Search code examples
dictionarypysparkdatasetpalantir-foundryfoundry-code-repositories

How do I transform the data set into a dictionary inside the repo. I am using pyspark within foundry


I created a fusion sheet data to be synced to the data set. now, I want to use that data set for creating a dictionary in the repo. I am using pyspark in the repo. later I want to use that dictionary to be passed so that it populates descriptions as it is in Is there a tool available within Foundry that can automatically populate column descriptions? If so, what is it called?.
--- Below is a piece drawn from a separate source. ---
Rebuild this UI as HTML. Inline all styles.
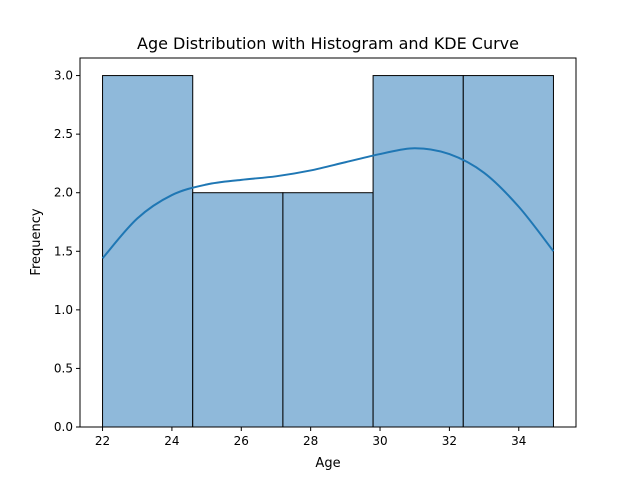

it would great if anyone can help me creating the dictionary from data set using pyspark in the repo.


Solution

  • The following code would convert your pyspark dataframe into a list of dictionaries:

    fusion_rows = map(lambda row: row.asDict(), fusion_df.collect())
    

    However, in your particular case, you can use the following snippet:

    col_descriptions = {row["column_name"]: row["description"] for row in fusion_df.collect()}
    my_output.write_dataframe(
        my_input.dataframe(),
        column_descriptions=col_descriptions
    )
    

    Assuming your Fusion sheet would look like this:

    +------------+------------------+
    | column_name|       description|
    +------------+------------------+
    |       col_A| description for A|
    |       col_B| description for B|
    +------------+------------------+